Parenting a Diverse Family in Our Contemporary Culture

Lessson 1: Validating My Family

The process of adoption happens on many levels and involves deep reflection, heaps of paperwork, and patience.  It also is a process in which prospective adoptive parents must open themselves to inspection and uncomfortable probing.

When I think back to our first and then subsequent and mandatory home studies to process the adoptions of our youngest children I reflect on two questions that Mark and I were asked each time. With the other parent out of the room we were asked:

 “Why do you want to adopt?” 

 “How do you plan on raising this child?” 

I was nervous, unsure about answering such broad questions. Were there special or correct answers that I was was supposed to give her?

Mark and I hadn’t discussed how to navigate the social worker and we certainly didn’t know what to expect the first  time. The only way I could answer was from my heart.  I wanted another child and I planned to raise this child the same as any other I was mother to—with unconditional love, patience and compassion.

My OB had never asked me why I wanted the baby I carried in my womb. No one had ever asked me how I planned to raise the child that my body nurtured.  Why would someone ask why I wanted to adopt? Why would someone feel the need to ask me how I was going to raise my child? 

Although this was part of  her job, I look back and now see that our social worker was, unintentionally, providing me with the first experience of validating my family. Her questions lit the spark that would soon become my candle of advocacy and the need to continue educating myself and others—for my kids, our family and adoption.  She was kind and gentle with her assigned tasks of questioning and guiding.  A lesson learned and never forgotten… 

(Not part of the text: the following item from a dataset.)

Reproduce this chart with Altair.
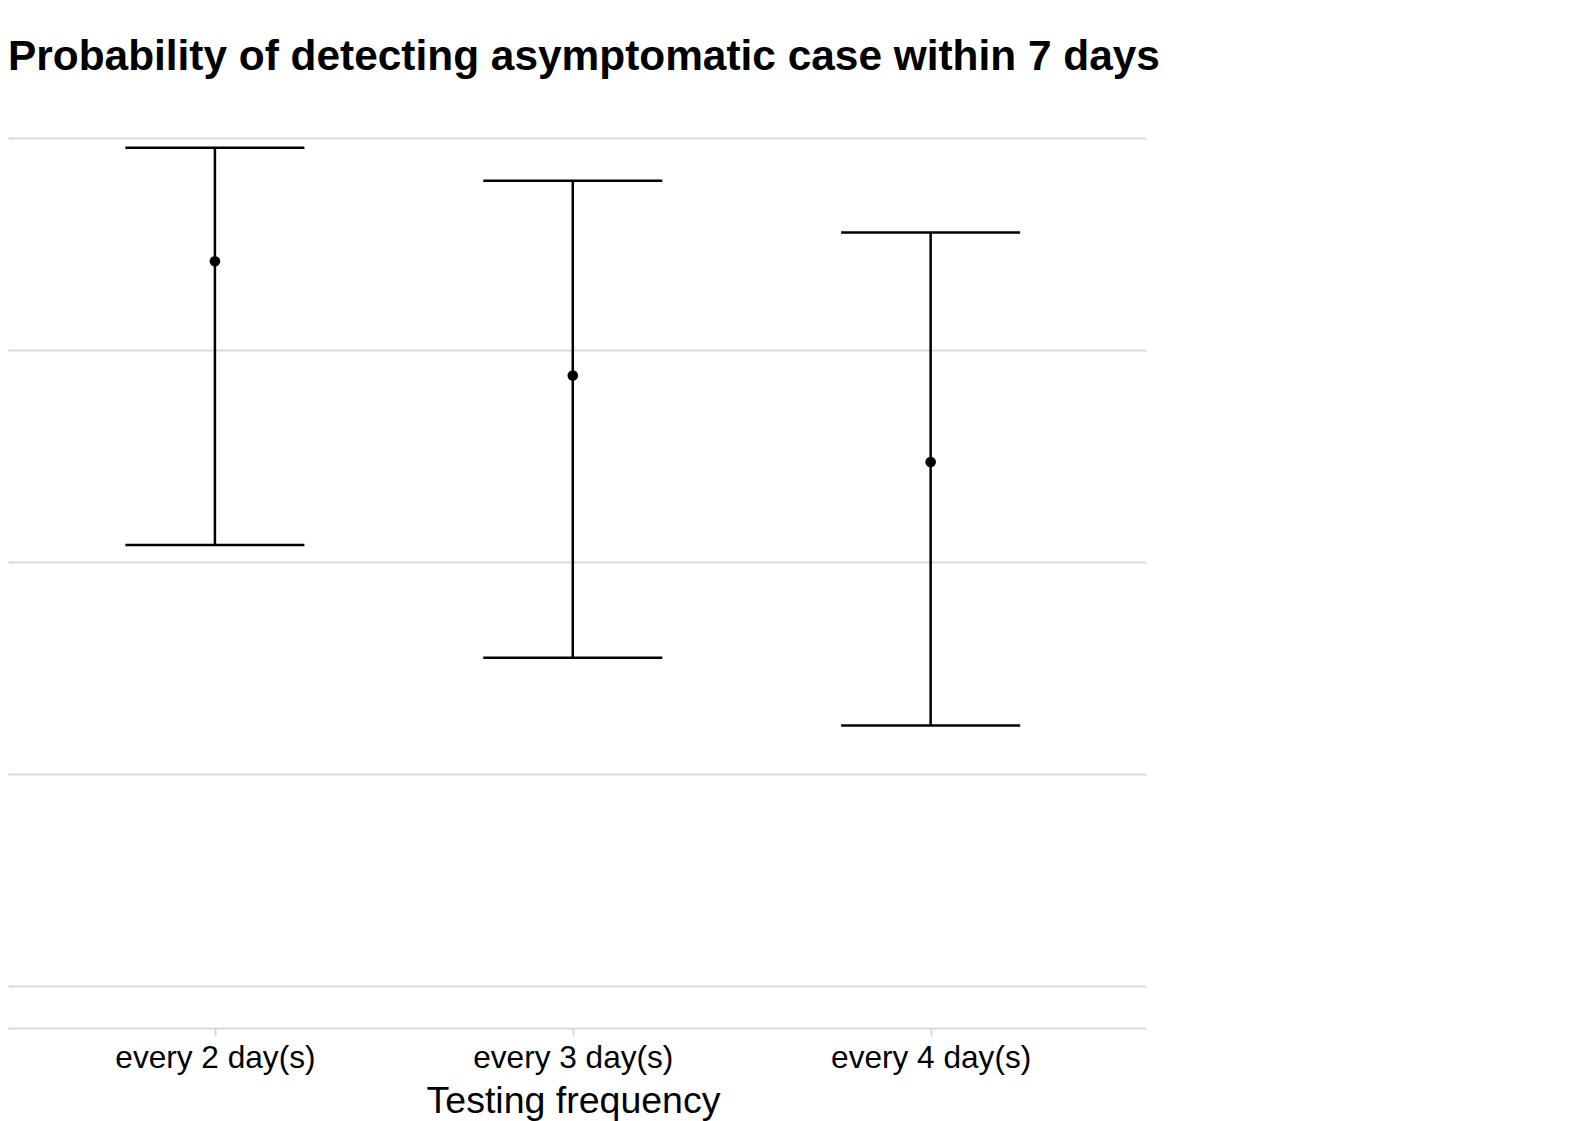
import altair as alt
import pandas as pd

categories = ["every 2 day(s)", "every 3 day(s)", "every 4 day(s)"]
mid = [0.855, 0.720, 0.618]
lower = [0.520, 0.387, 0.307]
upper = [0.989, 0.950, 0.889]

df = pd.DataFrame({"freq": categories, "mid": mid, "lower": lower, "upper": upper})

FONT = "Liberation Sans"

x_enc = alt.X(
    "freq:N",
    sort=categories,
    title="Testing frequency",
    scale=alt.Scale(type="point", padding=0.59, align=0.49),
    axis=alt.Axis(
        labelAngle=0, labelFontSize=31.6, labelColor="#000000", labelFont=FONT,
        labelPadding=6, labelLimit=0, titleFontSize=37.5, titleFont=FONT, titleColor="#000000",
        titleFontWeight="normal", titlePadding=9, titleX=565, titleAlign="center",
        domainColor="#d9d9d9", domainWidth=2, tickColor="#d9d9d9", tickWidth=2,
        tickSize=8, grid=False,
    ),
)
y_scale = alt.Scale(domain=[-0.05, 1.05], nice=False, zero=False)
y_axis = alt.Axis(
    values=[0, 0.25, 0.5, 0.75, 1.0], labels=False, ticks=False, domain=False,
    title=None, grid=True, gridColor="#d9d9d9", gridWidth=2,
)

base = alt.Chart(df)

rule = base.mark_rule(color="black", strokeWidth=2.5).encode(
    x=x_enc,
    y=alt.Y("lower:Q", scale=y_scale, axis=y_axis),
    y2="upper:Q",
)
cap_lo = base.mark_tick(color="black", opacity=1, thickness=2.5, size=179, orient="horizontal").encode(
    x=alt.X("freq:N", sort=categories), y=alt.Y("lower:Q")
)
cap_hi = base.mark_tick(color="black", opacity=1, thickness=2.5, size=179, orient="horizontal").encode(
    x=alt.X("freq:N", sort=categories), y=alt.Y("upper:Q")
)
pts = base.mark_circle(color="black", opacity=1, size=113).encode(
    x=alt.X("freq:N", sort=categories), y=alt.Y("mid:Q")
)

chart = (
    alt.layer(rule, cap_lo, cap_hi, pts)
    .properties(
        width=1138,
        height=932,
        autosize=alt.AutoSizeParams(type="none"),
        padding={"left": 0, "top": 88, "right": 420, "bottom": 95},
        view=alt.ViewBackground(stroke="transparent", strokeWidth=0),
        title=alt.TitleParams(
            "Probability of detecting asymptomatic case within 7 days",
            anchor="start", frame="group", fontSize=42.4, font=FONT,
            fontWeight="bold", color="#000000", baseline="alphabetic", offset=28,
            dy=44,
        ),
    )
    .configure_view(strokeWidth=0, stroke="transparent")
    .configure(background="white")
)

chart.save("out.html", embed_options={"renderer": "svg", "actions": False})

2 responses to “Parenting a Diverse Family in Our Contemporary Culture

  1. Marsha

    Hi Judy,

    I am so proud of you. This is a wonderful blog. I remember a time when you were taking English 101 and 102 at the same. It is amazing that seems such a short time ago.

    I’d love to hear from you.

    Love to you and your family.

  2. I think it’s great that you have learned so much about his culture to adapt it and assimilate into your own. I think it’s important for children to learn different traditions.